May 30, 2008
‘Buy Local’ Is More Than Just a Marketing Gimmick

If you’re older than 50, you probably remember when “buy local” might have been a slogan you used if you were involved in a boycott of bananas, oranges and iceberg lettuce.

Not that many years ago, most food was produced locally and consumed locally, and for us Northerners, that meant canning, pickling, fermenting, freezing, drying, root cellaring and in other ways preparing produce from the heavy summer production season to carry into the no-production winter season. We envied those from warmer climes who could eat fresh more of the year while we had to shift to stored and preserved produce.

I’m not so old that I remember the invention of canning (that was 1790), and I never had to eat much dried or salt-cured food, but I do recall preservation methods changing and shifting from canning to freezing, and then the explosion in the fresh produce department as transportation and global trading began to do away with seasonality. That began only about 25 years ago.

At our house, we still can and pickle and spice and freeze and dry and ferment and cold store. We shop for bargains and buy in quantity on sale or in season. We’re wary of high-priced convenience foods, buy stuff whole rather than cut, and we grow a lot of our own produce. For me, big changes in my garden are shifting to more romaine lettuce and eating less black-seeded Simpson, switching to sweeter sweet corn and more butternut squash. Oh, and I added okra and purple potatoes.

The protesters these days who are indignantly standing up against transported food in favor of “buying local” are merely showing their age, which is young.

Coincidentally, the “buy local” movement began to gather steam at about the same time we became so acutely aware of global warming and before oil began its steep price climb. But these two oil-related forces are now acting together and will, I think, transform our eating habits in the direction that the buy-local advocates want. There will be winners and losers as that happens, and it’s hard to know how it will all sort out.

Certainly, it is nice to see the resurgence in fruit and vegetable production in the eastern United States, as growers there hustle to feed the urban population that grew up at their doorstep and often paved over their land. There’s a lot of transportation cost margin that can accrue to them instead of going to those profiting from $120-a-barrel oil.

On the other hand, there are tremendous climatic advantages to growing winter vegetables in California and apples and cherries in Washington and Oregon.
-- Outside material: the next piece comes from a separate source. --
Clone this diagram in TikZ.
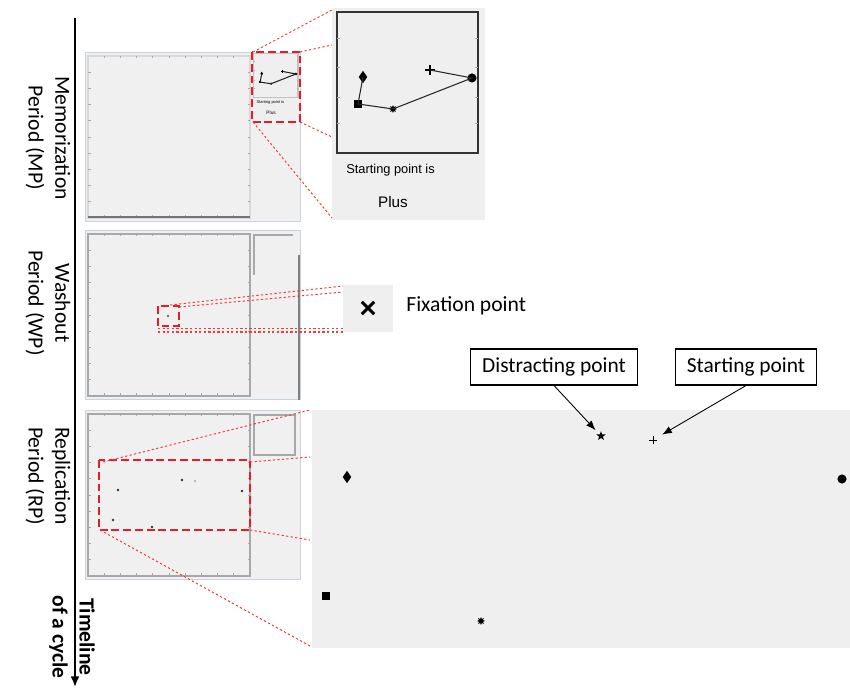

It is not by accident that these dry-climate Western states were able to grow their industries to the dominance they have. They have comparative advantage.

Americans in the East are going to have difficulty sorting out what makes the most sense for them. Are they going to buy local, adjusting once again to the frustrations of seasonal production so they can reduce their carbon footprint? Are they going to buy organic, when organic production of some fruits and vegetables in the humid, disease- and insect-ridden East is so difficult? Organic production is relatively much simpler in the arid regions of the American West, Mexico and South America. It will be difficult for Eastern consumers to have both local and organic, especially for fruit.

Where do free and global trade stand in this whole process? Except for the cost of fuel, there is nothing more countercyclically ideal than the marriages of convenience between North and South America, Europe and Africa, Asia and Oceania. If we want free trade, and we seem to, then we have to take the things produced by those south of us. Usually, that means agricultural products – not only the tropical fruits we have historically imported but also the off-season temperate fruits and vegetables with which they compete with northern producers if they enter processing markets.

In many ways, the “buy local” movement pits fresh against processed and stored, and that’s significant for apples, cherries, berries and vegetables like asparagus that go both ways.

But the spoiler in the trade game isn’t isolationism, it’s oil. Certainly, the cost of Chilean cherries is greatly increased by 35 days in a diesel-guzzling freighter – even as the quality problems of aging during storage and transport have been largely overcome.

In the final analysis, I’m convinced that “buy local” will win significant victories because it’s so logical. But it also appears that $3.75 gasoline has finally turned Americans’ attention to the problems of energy and our lack of a coherent energy conservation and development policy.

While some will never be happy until we suck the oil out of the Arctic National Wildlife Refuge, more and more people seem convinced that the Age of Oil is passing away. Why not face it now, since we need to face it sometime?

Capturing energy is not as simple as sticking a straw in the sands of the Middle East, but energy is not rare, either.

I will be happier when we quit fighting with people who don’t like us to get stuff that ultimately hurts us. Instead, let’s turn our ingenuity to using more technology, more nuclear energy and more captured sun energy – present in forests, in crops, in wind, in falling water, in wave motion. Let’s make more things electric and power fewer things with that nasty, polluting, noisy internal combustion engine.